Since the beginning of last year, the government sector has shed more than 5,000 jobs in Ohio, and government austerity is expected to continue to be a drag on the state’s jobs recovery going forward.
A recent research note from Moody’s Analytics notes that state spending with public sector employers is down in every area, except health care. And state aid to municipalities has been cut in half in the past two years, according to the report.
Such fiscal pressures are even more pronounced in Dayton, where general fund revenues are back to 1998 levels, according to Moody’s.
The economics research and consulting firm predicts weaker revenues and lower state aid will force school districts and municipalities to cut even more staff this year. Numerous school districts have announced elimination of positions including Beavercreek, Vandalia, Kettering, Centerville, Dayton and Mad River Local Schools.
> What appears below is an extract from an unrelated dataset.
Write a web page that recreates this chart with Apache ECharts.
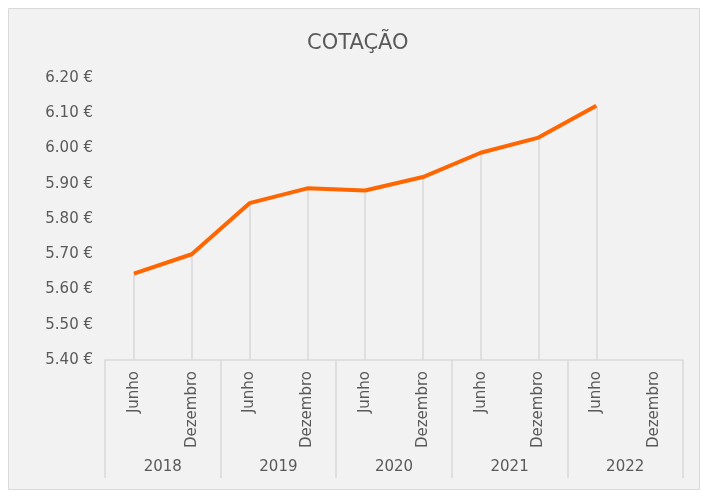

“Dayton’s recovery will gain traction in 2013, led by consumer-related industries and business services,’’ said Moody’s economist Zachary Sears. In the meantime, “local government fiscal adjustments will restrain job growth.’’ Sears added that Wright-Patterson Air Force Base — the Dayton area’s largest employer with 27,000 people — will also turn into a “weight on growth over the next two years’’ amid lower defense spending goals. The base announced in March that 452 positions would be cut.
Still, government spending is only one of the headwinds threatening to hold back job growth in the coming months.
High gas prices, a retreating stock market and underwater mortgages threaten to slow economic growth.
Last month, Fed Chairman Ben Bernanke said in a speech that faster economic growth is needed to maintain job market momentum.
Overall, the U.S. labor market added fewer jobs than economists had expected last month, a sign that employment gains across the country could already be slowing.
The Bureau of Labor Statistics said the economy added 120,000 jobs in March, compared to the more than 200,000 that many analysts had predicted.